The City of Williams Lake presented its preliminary budget at a special committee of the whole council meeting earlier this week.
The preliminary operating budget was built on the council’s direction of a zero per cent property tax and fees increase but included a two per cent projection for property valuation increases. The preliminary budget was also built on assuming a return to pre-COVID normalcy and did not account for potential emergency-related service interruptions.
The projected operating revenue is $29.6 million, with a predicted $27.4 million in expenses giving the City a surplus of $2.2 million.
The City’s predicted capital expenditures are $11.9 million, with the City’s proposed funding sources bringing in $8.3 million, leaving them $3.6 million short. The City still can afford to fund the capital plan from a predicted over $7 million in reserves.
Mayor Walt Cobb said that the preliminary budget shouldn’t change too much from the actual finalized budget, except for some of the dollar figures.
“We’ve said we want a zero percent increase, but we’ve also said no reduction in services, so it’s up to the staff,” he said. “If they come to us and say if you want us to continue doing this, we’ve got to have this much money, and that’s when the crunch comes and when we decide, can we cut somewhere else, or do we actually increase taxes.”
Cobb said overall; he feels the City is in a good place going forward, much better than other communities.
“We’ve been very stringent in the last six years, and we’ve gone with a zero per cent increase; other communities weren’t that way. They’ve increased, they didn’t get the revenue in, we’ve managed to get all of our revenue in, other communities haven’t, and they are having to use the COVID funding to balance their budgets, so they don’t have to make a bunch of staff cuts,” he said. “Because we’ve been good stewards of the money, we are not having to do that; we are able to use that COVID money for shortfalls in revenue or shortfalls for seniors, for businesses, as much as we can, and staying within the guidelines that the province has set up for with the money.”

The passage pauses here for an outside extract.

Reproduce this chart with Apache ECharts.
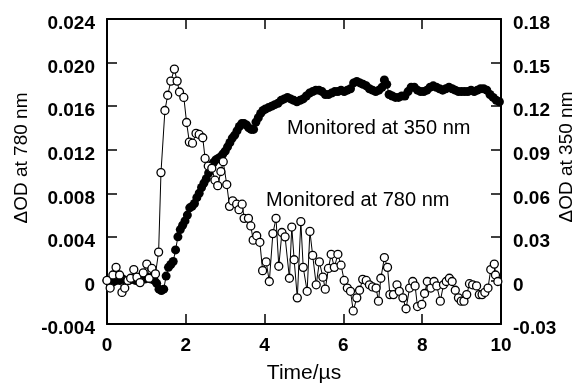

Cobb said it’s so far, so good, but if businesses continue to struggle and have to close doors, that’s when problems may arise.
“We will be in a really good place if things go back to normal, and we are not to be not in a bad place even if it stays like this for another year,” he stated. “The crunch will come as we start to lose businesses, we’ve been lucky so far, but as we start losing businesses, we start revenue, and that’s when the time comes to make the decisions.”